Like her older sister, Kate, Mara enrolled in acting classes from a very early age. She always knew she wanted to be an actor, she says, and eventually decided to try out for the school play at the end of ninth grade—Romeo and Juliet. One of the judges at the audition was her English teacher, Mr. Shanley (with whom she's still pen pals to this day). She performed her monologue and darted out of the room. Mr. Shanley came sprinting after her down the hall and exclaimed, "I didn't know you could really talk! That was amazing!" Mara won the coveted role of Juliet.

"After we did the play, people kept coming up to me and saying, 'I didn't know you really spoke,' " she says. "I'm very shy but when I get comfortable with people I'm not, and I have a little spark to my personality ... a little punch. But I'm very slow to warm up to people."

She graduated high school early and visited Bolivia, Peru, and Ecuador as part of a four-month study-abroad program, which she says was "life-changing." Afterward, she enrolled in George Washington University but "hated" the frat-party scene there, so Mara transferred to New York University following her freshman year. "I loved NYU, but I don't know one person that went there; I didn't make one friend," says Mara. "I was living off-campus with friends from high school and was trying to get acting jobs."

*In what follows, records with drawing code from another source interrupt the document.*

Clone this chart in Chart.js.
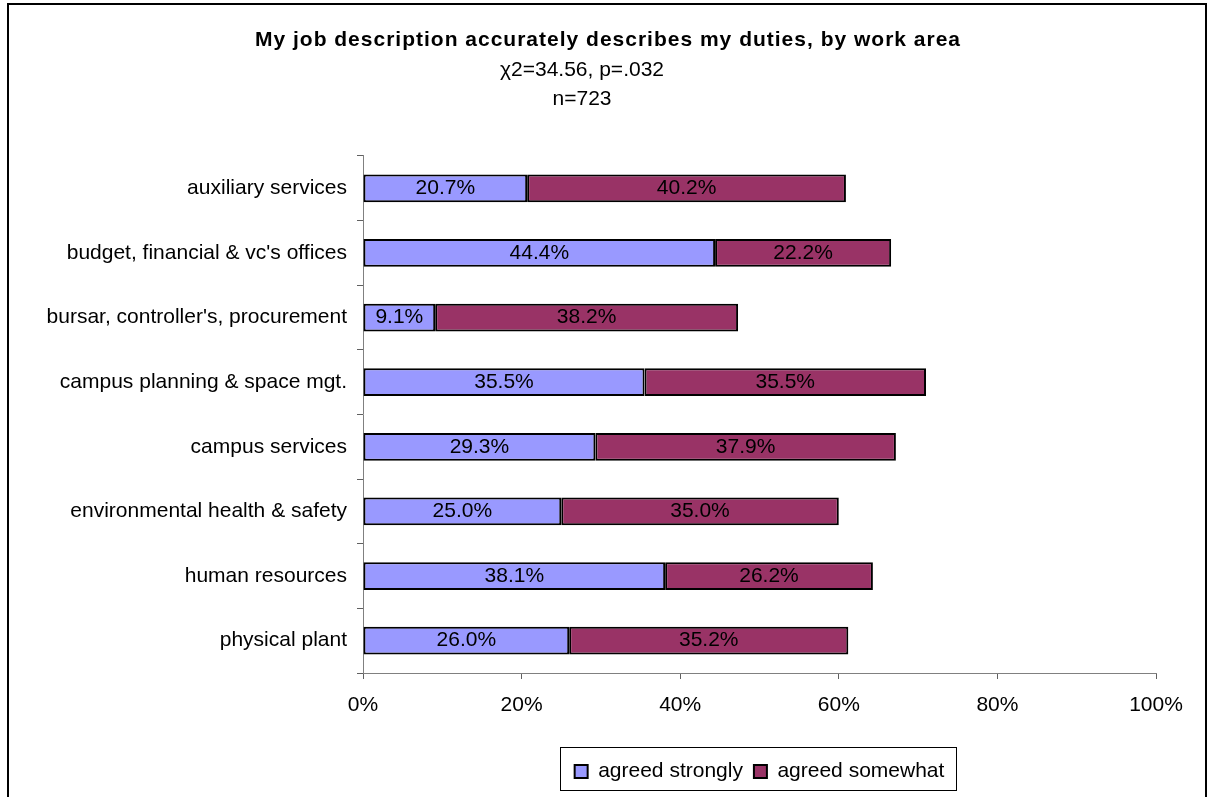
<!DOCTYPE html>
<html>
<head>
<meta charset="utf-8">
<script src="https://cdn.jsdelivr.net/npm/chart.js@4"></script>
<style>
  body { margin: 0; background: #fff; }
  #wrap { position: absolute; left: 0; top: 0; width: 1209px; height: 797px; }
</style>
</head>
<body>
<div id="wrap"><canvas id="myBarChart"></canvas></div>
<script>
// work areas, top to bottom
var areas = [
    "auxiliary services",
    "budget, financial & vc's offices",
    "bursar, controller's, procurement",
    "campus planning & space mgt.",
    "campus services",
    "environmental health & safety",
    "human resources",
    "physical plant"
];
var agreedStrongly = [20.7, 44.4, 9.1, 35.5, 29.3, 25.0, 38.1, 26.0];
var agreedSomewhat = [40.2, 22.2, 38.2, 35.5, 37.9, 35.0, 26.2, 35.2];
var xTicks = [0, 20, 40, 60, 80, 100];

var chartTitle = 'My job description accurately describes my duties, by work area';
var chartSubtitle = ['\u03c72=34.56, p=.032', 'n=723'];

var FONT = "'Liberation Sans', Arial, sans-serif";

// frame round the whole chart, bold title, box round the legend
var framePlugin = {
    id: 'frame',
    beforeDraw: function(chart) {
        var ctx = chart.ctx;
        ctx.save();
        ctx.fillStyle = '#fff';
        ctx.fillRect(0, 0, chart.width, chart.height);
        ctx.strokeStyle = '#000';
        ctx.lineWidth = 2;
        ctx.strokeRect(8, 4, 1198, 820);
        ctx.restore();
    },
    afterDraw: function(chart) {
        var ctx = chart.ctx;
        ctx.save();
        ctx.font = 'bold 21px ' + FONT;
        if ('letterSpacing' in ctx) ctx.letterSpacing = '1px';
        ctx.fillStyle = '#000';
        ctx.textAlign = 'center';
        ctx.textBaseline = 'middle';
        ctx.fillText(chartTitle, 608, 40);
        ctx.restore();

        var boxes = chart.legend.legendHitBoxes;
        if (!boxes || !boxes.length) return;
        var first = boxes[0], last = boxes[boxes.length - 1];
        var left = Math.round(first.left) - 14.5;
        var right = Math.round(last.left + last.width) + 12.5;
        ctx.save();
        ctx.strokeStyle = '#000';
        ctx.lineWidth = 1;
        ctx.strokeRect(left, 747.5, right - left, 43);
        ctx.restore();
    }
};

// percentage labels centred in each segment
var valueLabels = {
    id: 'valueLabels',
    afterDatasetsDraw: function(chart) {
        var ctx = chart.ctx;
        ctx.save();
        ctx.font = '21px ' + FONT;
        ctx.fillStyle = '#000';
        ctx.textAlign = 'center';
        ctx.textBaseline = 'middle';
        chart.data.datasets.forEach(function(ds, i) {
            chart.getDatasetMeta(i).data.forEach(function(bar, j) {
                var p = bar.getProps(['x', 'y', 'base'], true);
                ctx.fillText(ds.data[j].toFixed(1) + '%', (p.x + p.base) / 2, p.y);
            });
        });
        ctx.restore();
    }
};

var ctx = document.getElementById("myBarChart");
var myBarChart = new Chart(ctx, {
    type: 'bar',
    data: {
        labels: areas,
        datasets: [
            {
                label: "agreed strongly",
                data: agreedStrongly,
                backgroundColor: "#9999FF",
                borderColor: "#000",
                borderWidth: 2,
                borderSkipped: false
            },
            {
                label: "agreed somewhat",
                data: agreedSomewhat,
                backgroundColor: "#993366",
                borderColor: "#000",
                borderWidth: 2,
                borderSkipped: false
            }
        ]
    },
    plugins: [framePlugin, valueLabels],
    options: {
        indexAxis: 'y',
        responsive: true,
        maintainAspectRatio: false,
        animation: false,
        layout: { padding: { left: 8, right: 53, top: 0, bottom: 5 } },
        datasets: { bar: { barPercentage: 0.43, categoryPercentage: 1 } },
        scales: {
            x: {
                stacked: true,
                min: 0,
                max: 100,
                afterBuildTicks: function(scale) {
                    scale.ticks = xTicks.map(function(v) { return { value: v }; });
                },
                afterFit: function(scale) { scale.height = 77; },
                grid: { drawOnChartArea: false, tickLength: 6, color: '#606060' },
                border: { color: '#808080', width: 1 },
                ticks: {
                    color: '#000',
                    padding: 14,
                    font: { family: FONT, size: 21 },
                    callback: function(v) { return v + '%'; }
                }
            },
            y: {
                stacked: true,
                afterFit: function(scale) { scale.width = 355; },
                grid: { drawOnChartArea: false, offset: true, tickLength: 6, color: '#606060' },
                border: { color: '#808080', width: 1 },
                ticks: {
                    color: '#000',
                    padding: 10,
                    font: { family: FONT, size: 21 }
                }
            }
        },
        plugins: {
            legend: {
                position: 'bottom',
                fullSize: false,
                labels: {
                    color: '#000',
                    boxWidth: 13,
                    boxHeight: 13,
                    padding: 11,
                    font: { family: FONT, size: 21 }
                }
            },
            title: { display: false },
            subtitle: {
                display: true,
                text: chartSubtitle,
                color: '#000',
                font: { family: FONT, size: 21, lineHeight: 1.38 },
                padding: { top: 55.5, bottom: 42.5 }
            },
            tooltip: { enabled: false }
        }
    }
});
</script>
</body>
</html>
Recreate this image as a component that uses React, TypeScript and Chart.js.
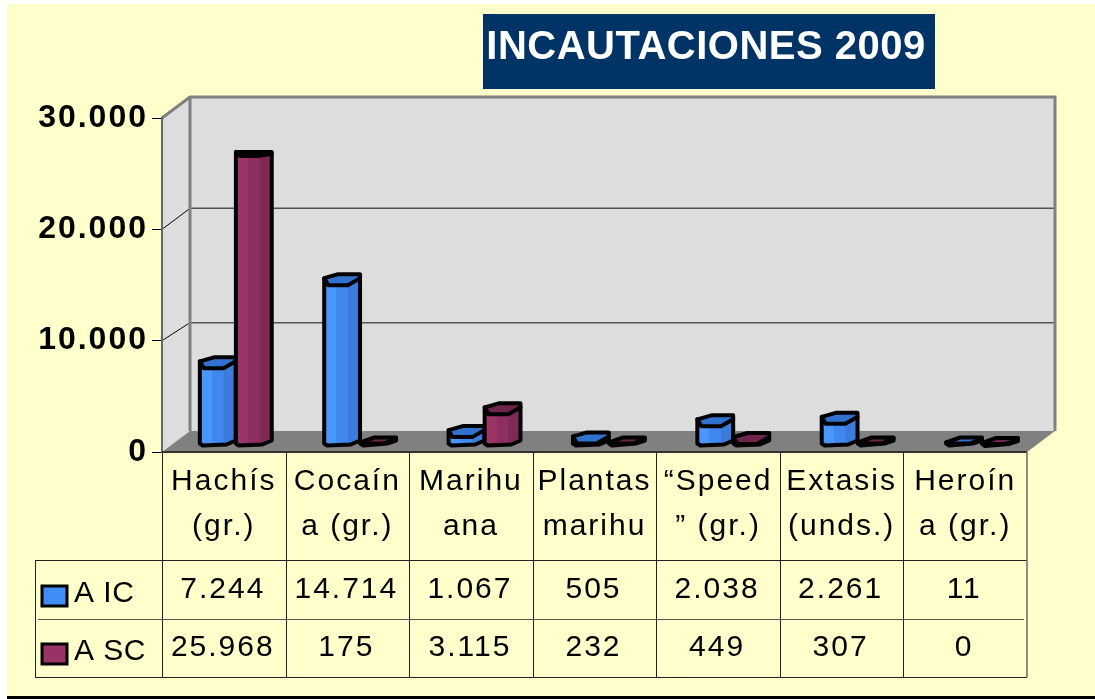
import React, { useEffect, useRef } from "react";
import { Chart, registerables } from "chart.js";

Chart.register(...registerables);

const categories = [
  ["Hachís", "(gr.)"],
  ["Cocaín", "a (gr.)"],
  ["Marihu", "ana"],
  ["Plantas", "marihu"],
  ["“Speed", "” (gr.)"],
  ["Extasis", "(unds.)"],
  ["Heroín", "a (gr.)"],
];
const seriesNames = ["A IC", "A SC"];
const aic = [7244, 14714, 1067, 505, 2038, 2261, 11];
const asc = [25968, 175, 3115, 232, 449, 307, 0];
const yTicks = [0, 10000, 20000, 30000];
const titleText = "INCAUTACIONES 2009";

const fmt = (v: number) => String(v).replace(/\B(?=(\d{3})+(?!\d))/g, ".");

const FONT = '"Liberation Sans", Arial, sans-serif';
const DEPTH_X = 28;
const DEPTH_Y = 21;
const BAR_SHIFT_Y = 6;
const LETTER = "2px";

const palette = [
  { light: "#4a96ff", mid: "#4188ee", side: "#3b7bdc", top: "#3272cf" },
  { light: "#9b3467", mid: "#8f2f5f", side: "#7f2a55", top: "#6f244b" },
];

function drawBar(ctx: CanvasRenderingContext2D, el: any, ds: number, value: number, L: number) {
  const c = palette[ds];
  const w = el.width;
  const shift = 12 + (el.x - L - 62) * 0.0065;
  const x0 = el.x + shift - w / 2;
  const x1 = x0 + w;
  const xf = x0 + w * 0.66;
  const base = el.base - BAR_SHIFT_Y;
  const y = el.y - BAR_SHIFT_Y;
  const tall = value > 20000;
  const flat = base - y < 3;
  const topBack = tall ? y - 5 : flat ? base - 8 : y - 8;
  const frontTop = tall ? y - 1 : flat ? base - 2 : y + 3;
  const leftTop = tall ? y - 5 : flat ? base - 3 : y - 4;
  const rightFront = tall ? y - 3 : flat ? base - 7 : y - 4;

  ctx.save();
  ctx.lineJoin = "round";
  ctx.lineCap = "round";
  const outline = () => {
    ctx.beginPath();
    ctx.moveTo(x0 + 3, base);
    ctx.lineTo(x0, base - 2);
    ctx.lineTo(x0, leftTop);
    ctx.lineTo(x0 + (tall ? 1 : 14), topBack);
    ctx.lineTo(x1, topBack);
    ctx.lineTo(x1, base - 5);
    ctx.lineTo(xf + 3, base - (flat ? 2 : 1));
    ctx.lineTo(x0 + 3, base);
    ctx.closePath();
  };
  outline();
  ctx.fillStyle = c.side;
  ctx.fill();
  const g = ctx.createLinearGradient(x0, 0, xf, 0);
  g.addColorStop(0, c.light);
  g.addColorStop(0.5, c.light);
  g.addColorStop(0.51, c.mid);
  g.addColorStop(1, c.mid);
  ctx.fillStyle = g;
  ctx.fillRect(x0, frontTop, xf - x0, Math.max(0, base - frontTop));
  ctx.beginPath();
  ctx.moveTo(x0, leftTop);
  ctx.lineTo(x0 + (tall ? 1 : 14), topBack);
  ctx.lineTo(x1, topBack);
  ctx.lineTo(x1, rightFront);
  ctx.lineTo(xf, frontTop);
  ctx.lineTo(x0 + 4, frontTop);
  ctx.closePath();
  ctx.fillStyle = tall ? "#000000" : c.top;
  ctx.fill();
  ctx.strokeStyle = "#000000";
  ctx.lineWidth = 4;
  ctx.beginPath();
  ctx.moveTo(x0, leftTop);
  ctx.lineTo(x0 + 4, frontTop);
  ctx.lineTo(xf, frontTop);
  ctx.lineTo(x1, rightFront);
  ctx.stroke();
  outline();
  ctx.stroke();
  ctx.restore();
}

const scene = {
  id: "scene",
  beforeDraw(chart: any) {
    const { ctx, chartArea: a, scales } = chart;
    const yS = scales.y;
    ctx.save();
    ctx.fillStyle = "#ffffff";
    ctx.fillRect(0, 0, 1095, 699);
    ctx.fillStyle = "#ffffcc";
    ctx.fillRect(7, 4, 1088, 692);
    ctx.fillStyle = "#000000";
    ctx.fillRect(7, 696, 1088, 3);

    ctx.fillStyle = "#003366";
    ctx.fillRect(483, 14, 452, 75);
    ctx.fillStyle = "#ffffff";
    ctx.font = `bold 40px ${FONT}`;
    ctx.letterSpacing = "0.5px";
    ctx.textAlign = "center";
    ctx.textBaseline = "middle";
    ctx.fillText(titleText, 706, 48);
    ctx.letterSpacing = "0px";

    const L = a.left, R = a.right, T = a.top, B = a.bottom;
    ctx.fillStyle = "#dddddd";
    ctx.fillRect(L + DEPTH_X, T - DEPTH_Y, R - L, B - T);
    ctx.beginPath();
    ctx.moveTo(L, T);
    ctx.lineTo(L + DEPTH_X, T - DEPTH_Y);
    ctx.lineTo(L + DEPTH_X, B - DEPTH_Y);
    ctx.lineTo(L, B);
    ctx.closePath();
    ctx.fill();
    ctx.fillStyle = "#808080";
    ctx.beginPath();
    ctx.moveTo(L, B);
    ctx.lineTo(L + DEPTH_X, B - DEPTH_Y);
    ctx.lineTo(R + DEPTH_X, B - DEPTH_Y);
    ctx.lineTo(R, B);
    ctx.closePath();
    ctx.fill();
    for (const v of yTicks) {
      if (v === 0 || v === 30000) continue;
      const py = yS.getPixelForValue(v);
      const dy = v === 10000 ? DEPTH_Y - 3 : DEPTH_Y;
      ctx.strokeStyle = "#000000";
      ctx.lineWidth = 1;
      ctx.beginPath();
      ctx.moveTo(L, py);
      ctx.lineTo(L + DEPTH_X, py - dy);
      ctx.stroke();
      ctx.strokeStyle = "#555555";
      ctx.lineWidth = 1.5;
      ctx.beginPath();
      ctx.moveTo(L + DEPTH_X, py - dy);
      ctx.lineTo(R + DEPTH_X, py - dy);
      ctx.stroke();
    }
    ctx.strokeStyle = "#808080";
    ctx.lineWidth = 3;
    ctx.beginPath();
    ctx.moveTo(L, T);
    ctx.lineTo(L + DEPTH_X, T - DEPTH_Y);
    ctx.lineTo(R + DEPTH_X, T - DEPTH_Y);
    ctx.lineTo(R + DEPTH_X, B - DEPTH_Y);
    ctx.moveTo(L + DEPTH_X, T - DEPTH_Y);
    ctx.lineTo(L + DEPTH_X, B - DEPTH_Y);
    ctx.stroke();
    ctx.restore();
    ctx.letterSpacing = LETTER;
  },
  beforeDatasetDraw() {
    return false;
  },
  afterDatasetsDraw(chart: any) {
    const { ctx, chartArea: a } = chart;
    const metas = [chart.getDatasetMeta(0), chart.getDatasetMeta(1)];
    for (let i = 0; i < categories.length; i++) {
      metas.forEach((m, ds) => {
        drawBar(ctx, m.data[i], ds, chart.data.datasets[ds].data[i], a.left);
      });
    }
  },
  afterDraw(chart: any) {
    const { ctx, chartArea: a, scales } = chart;
    const xS = scales.x;
    const step = (a.right - a.left) / categories.length;
    const rows = [560, 619, 677];
    const tableLeft = 35;
    ctx.save();
    ctx.strokeStyle = "#333333";
    ctx.lineWidth = 2;
    ctx.beginPath();
    ctx.moveTo(a.left, a.bottom);
    ctx.lineTo(a.right, a.bottom);
    ctx.stroke();
    ctx.strokeStyle = "#222222";
    ctx.lineWidth = 1;
    ctx.beginPath();
    for (let i = 0; i < categories.length; i++) {
      const px = Math.round(a.left + i * step) + 0.5;
      ctx.moveTo(px, a.bottom);
      ctx.lineTo(px, rows[2]);
    }
    ctx.moveTo(tableLeft + 0.5, rows[0] + 0.5);
    ctx.lineTo(tableLeft + 0.5, rows[2] + 0.5);
    ctx.moveTo(tableLeft, rows[0] + 0.5);
    ctx.lineTo(a.right, rows[0] + 0.5);
    ctx.moveTo(tableLeft, rows[2] + 0.5);
    ctx.lineTo(a.right, rows[2] + 0.5);
    ctx.stroke();
    ctx.strokeStyle = "#666666";
    ctx.lineWidth = 1.5;
    ctx.beginPath();
    ctx.moveTo(a.right, a.bottom);
    ctx.lineTo(a.right, rows[2] + 0.5);
    ctx.stroke();
    ctx.lineWidth = 1;
    ctx.strokeStyle = "#555555";
    ctx.beginPath();
    ctx.moveTo(38, rows[1] + 0.5);
    ctx.lineTo(a.right - 3, rows[1] + 0.5);
    ctx.stroke();
    ctx.fillStyle = "#000000";
    ctx.font = `30px ${FONT}`;
    ctx.textBaseline = "middle";
    const rowY = [590, 648];
    chart.data.datasets.forEach((d: any, ds: number) => {
      ctx.textAlign = "center";
      ctx.fillStyle = "#000000";
      ctx.letterSpacing = LETTER;
      d.data.forEach((v: number, i: number) => {
        ctx.fillText(fmt(v), xS.getPixelForValue(i) - 1, rowY[ds]);
      });
      const ky = ds === 0 ? 586 : 644;
      ctx.fillStyle = d.backgroundColor;
      ctx.fillRect(42, ky, 25, 20);
      ctx.strokeStyle = "#000000";
      ctx.lineWidth = 3;
      ctx.strokeRect(42, ky, 25, 20);
      ctx.fillStyle = "#000000";
      ctx.textAlign = "left";
      ctx.letterSpacing = "0.5px";
      ctx.fillText(d.label, 74, rowY[ds] + 4);
    });
    ctx.restore();
  },
};

export default function App() {
  const ref = useRef<HTMLCanvasElement>(null);
  useEffect(() => {
    document.body.style.margin = "0";
    const chart = new Chart(ref.current as HTMLCanvasElement, {
      type: "bar",
      data: {
        labels: categories,
        datasets: [
          { label: seriesNames[0], data: aic, backgroundColor: "#3f8cf5" },
          { label: seriesNames[1], data: asc, backgroundColor: "#993366" },
        ],
      },
      options: {
        responsive: false,
        animation: false,
        layout: { padding: { top: 118, right: 68, left: 0, bottom: 0 } },
        datasets: { bar: { categoryPercentage: 0.58, barPercentage: 1 } },
        plugins: { legend: { display: false }, tooltip: { enabled: false } },
        scales: {
          x: {
            grid: { display: false },
            border: { display: false },
            ticks: {
              color: "#000000",
              maxRotation: 0,
              minRotation: 0,
              autoSkip: false,
              padding: -1,
              font: { family: FONT, size: 30, lineHeight: 45 / 30 },
            },
            afterFit: (s: any) => {
              s.height = 247;
            },
          },
          y: {
            min: 0,
            max: 30000,
            ticks: {
              stepSize: 10000,
              color: "#000000",
              padding: 4,
              font: { family: FONT, size: 32, weight: "bold" },
              callback: (v: any) => fmt(Number(v)),
            },
            grid: { drawOnChartArea: false, tickLength: 10, color: "#000000", lineWidth: 1 },
            border: { display: true, color: "#666666", width: 2 },
            afterFit: (s: any) => {
              s.width = 162;
            },
          },
        },
      },
      plugins: [scene],
    } as any);
    return () => chart.destroy();
  }, []);
  return <canvas ref={ref} width={1095} height={699} style={{ display: "block" }} />;
}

When Mara began auditioning at 19, she noticed that most of the girls she was competing against had been acting since an early age. S--t, I think it's too late, she thought. Struggling to book gigs, Mara starred in two short films by fellow NYU students to beef up her acting reel, but says she never received the tapes. "The first one was called La Familia, and I played the daughter of a messed-up family and I had this scene where I screamed at my mom," she says with a rare laugh. "The other one was Betty Dove and I played the cool, mean girl."

After a few regrettable roles, including that of an affluent teen who gets her jollies terrorizing fat people on Law & Order: Special Victims Unit, and the tortured lead in the movie remake of A Nightmare on Elm Street, Mara hit pay dirt with the one-two punch of The Social Network and The Girl With the Dragon Tattoo.

For Dragon Tattoo, Mara completely embodied Salander—dying her hair jet black, fashioning it into a goth mullet, and covering her body in piercings. When filming wrapped, it became evident that remnants of Salander remained in Mara. Gone were the brown tresses and bubbly dresses in favor of dark bangs and a plethora of black haute-couture dresses that accentuate her incredibly fair skin.

"[Playing Salander] was hard to shake off," she says. "But my style has always changed and I've always had an eye for fashion. When I was little, I would wear the weirdest things and really believe in them. And I used to wear more feminine stuff, but I don't feel like myself in those things anymore. I feel too old to be wearing little baby-doll dresses."

Mara and her Dragon Tattoo costar, Daniel Craig, are signed on for two more films, but the franchise's future remains up in the air. She says she's "ready to go," while Fincher says he can't discuss the prospect of sequels, only confiding "we're trying to get there."

In the meantime, Mara wants to take some time off to travel, and wait patiently on the sidelines until the right role comes along. She's also worried that, with four films being released this year, she'll become overexposed. "I think it's actually too much," she says. "I like working all the time, but I don't think it's good to have yourself out there all the time. I don't want people to get sick of me."

Soderbergh, who says he is retiring "for the foreseeable future" from feature filmmaking after Side Effects, doesn't see that happening any time soon. "The thing that Robert Redford had that was compelling was that you never felt like you were getting all of him; he was always just out of reach," he says. "But boy, did you want to reach him. Rooney has that innate quality. It's called watchability."